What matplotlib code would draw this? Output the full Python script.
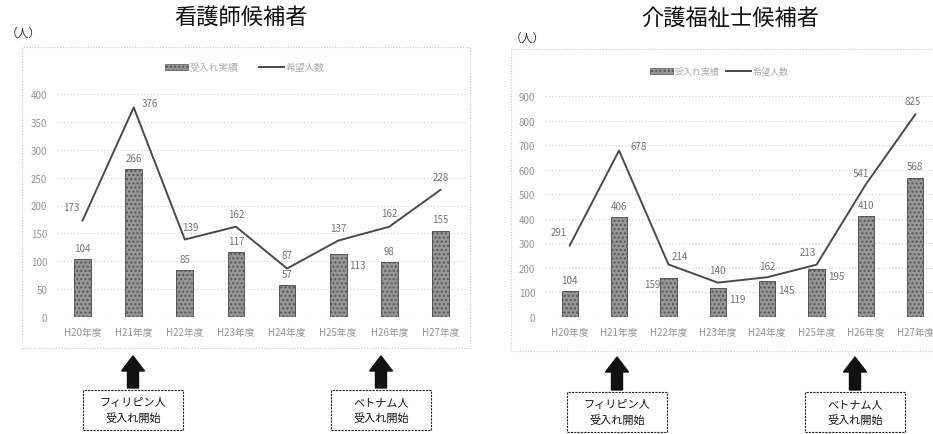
import matplotlib
matplotlib.use("Agg")
import matplotlib.pyplot as plt
from matplotlib.patches import Rectangle, FancyArrow

plt.rcParams["font.family"] = ["Noto Sans CJK JP", "DejaVu Sans"]

years = ["H20年度", "H21年度", "H22年度", "H23年度", "H24年度", "H25年度", "H26年度", "H27年度"]

nurse_accepted = [104, 266, 85, 117, 57, 113, 98, 155]
nurse_applicants = [173, 376, 139, 162, 87, 137, 162, 228]
nurse_yticks = [0, 50, 100, 150, 200, 250, 300, 350, 400]

care_accepted = [104, 406, 159, 119, 145, 195, 410, 568]
care_applicants = [291, 678, 214, 140, 162, 213, 541, 825]
care_yticks = [0, 100, 200, 300, 400, 500, 600, 700, 800, 900]

W, H = 933, 435
fig = plt.figure(figsize=(W / 100, H / 100), dpi=100)
fig.patch.set_facecolor("white")

BAR_FACE = "#969696"
BAR_EDGE = "#555555"
LINE_COLOR = "#4a4a4a"


def px_axes(left, top, right, bottom):
    # pixel box (from top-left) -> figure fraction axes
    return fig.add_axes([left / W, 1 - bottom / H, (right - left) / W, (bottom - top) / H])


def fig_text(x, y, s, **kw):
    fig.text(x / W, 1 - y / H, s, **kw)


def draw_chart(ax, accepted, applicants, yticks, bar_offsets, line_offsets):
    x = range(len(years))
    ax.bar(x, accepted, width=0.33, color=BAR_FACE, edgecolor=BAR_EDGE,
           hatch="....", linewidth=0.7, zorder=2)
    ax.plot(x, applicants, color=LINE_COLOR, linewidth=1.4, zorder=3)
    ax.set_xlim(-0.5, len(years) - 0.5)
    ax.set_ylim(yticks[0], yticks[-1])
    ax.set_yticks(yticks)
    ax.set_xticks(list(x))
    ax.set_xticklabels(years)
    ax.tick_params(length=0, labelsize=7, labelcolor="#939393", pad=7)
    ax.yaxis.grid(True, color="#d0d0d0", linestyle=(0, (1, 2)), linewidth=0.8)
    ax.set_axisbelow(True)
    for s in ax.spines.values():
        s.set_visible(False)
    ax.set_facecolor("none")
    for i, v in enumerate(accepted):
        dx, dy = bar_offsets.get(i, (0, 8))
        ax.annotate(str(v), (i, v), xytext=(dx, dy), textcoords="offset points",
                    ha="center", va="center", fontsize=7, color="#737373")
    for i, v in enumerate(applicants):
        dx, dy = line_offsets.get(i, (0, 9))
        ax.annotate(str(v), (i, v), xytext=(dx, dy), textcoords="offset points",
                    ha="center", va="center", fontsize=7, color="#737373")


def frame(left, top, right, bottom):
    fig.patches.append(Rectangle((left / W, 1 - bottom / H), (right - left) / W, (bottom - top) / H,
                                 transform=fig.transFigure, fill=False, edgecolor="#c8c8c8",
                                 linewidth=0.8, linestyle=(0, (1, 1.5))))


def legend(x_patch, y, line_x, size):
    fig.patches.append(Rectangle((x_patch / W, 1 - (y + 3) / H), 23 / W, 6 / H,
                                 transform=fig.transFigure, facecolor=BAR_FACE,
                                 edgecolor=BAR_EDGE, hatch="....", linewidth=0.5))
    fig_text(x_patch + 25, y, "受入れ実績", fontsize=size, color="#ababab", va="center")
    fig.lines.append(plt.Line2D([line_x / W, (line_x + 25) / W], [1 - y / H, 1 - y / H],
                                transform=fig.transFigure, color=LINE_COLOR, linewidth=1.4))
    fig_text(line_x + 27, y, "希望人数", fontsize=size, color="#ababab", va="center")


def callout(cx, arrow_top, arrow_bottom, box_top, box_bottom, text):
    fig.patches.append(FancyArrow(cx / W, 1 - arrow_bottom / H, 0, (arrow_bottom - arrow_top) / H,
                                  width=11 / W, head_width=23 / W, head_length=15 / H,
                                  length_includes_head=True, transform=fig.transFigure,
                                  facecolor="#111111", edgecolor="#111111"))
    fig.patches.append(Rectangle(((cx - 50) / W, 1 - box_bottom / H), 100 / W, (box_bottom - box_top) / H,
                                 transform=fig.transFigure, fill=False, edgecolor="#222222",
                                 linewidth=0.8, linestyle=(0, (2, 1))))
    fig_text(cx, (box_top + box_bottom) / 2, text, fontsize=8, color="#111111",
             ha="center", va="center", linespacing=1.5)


# left: nurse candidates
frame(22, 48, 470, 349)
fig_text(241, 18, "看護師候補者", fontsize=16, ha="center", va="center", color="#111111")
fig_text(6, 33, "（人）", fontsize=8.5, ha="left", va="center", color="#333333")
legend(165, 68, 259, 7)
ax1 = px_axes(57, 95, 466, 318)
draw_chart(ax1, nurse_accepted, nurse_applicants, nurse_yticks,
           bar_offsets={5: (14, -8)},
           line_offsets={0: (-8, 10), 1: (12, 3), 2: (4, 9), 4: (0, 10), 6: (0, 10), 7: (0, 9)})

# right: care worker candidates
frame(511, 50, 940, 352)
fig_text(730, 18, "介護福祉士候補者", fontsize=16, ha="center", va="center", color="#111111")
fig_text(510, 38, "（人）", fontsize=8.5, ha="left", va="center", color="#333333")
legend(650, 72, 726, 6.5)
ax2 = px_axes(545, 97, 940, 318)
draw_chart(ax2, care_accepted, care_applicants, care_yticks,
           bar_offsets={2: (-12, -4), 3: (14, -8), 4: (14, -6), 5: (14, -5)},
           line_offsets={0: (-8, 10), 1: (14, 3), 2: (8, 6), 4: (0, 8), 5: (-6, 9),
                         6: (-4, 8), 7: (-2, 10)})

callout(133, 357, 389, 391, 431, "フィリピン人\n受入れ開始")
callout(381, 357, 389, 391, 431, "ベトナム人\n受入れ開始")
callout(617, 358, 391, 393, 433, "フィリピン人\n受入れ開始")
callout(855, 358, 391, 393, 433, "ベトナム人\n受入れ開始")

fig.savefig("out.png", dpi=100, facecolor="white")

GOAL: State how many lines of the data include the word "matplotlib", with nothing else.

FINAL ANSWER: 5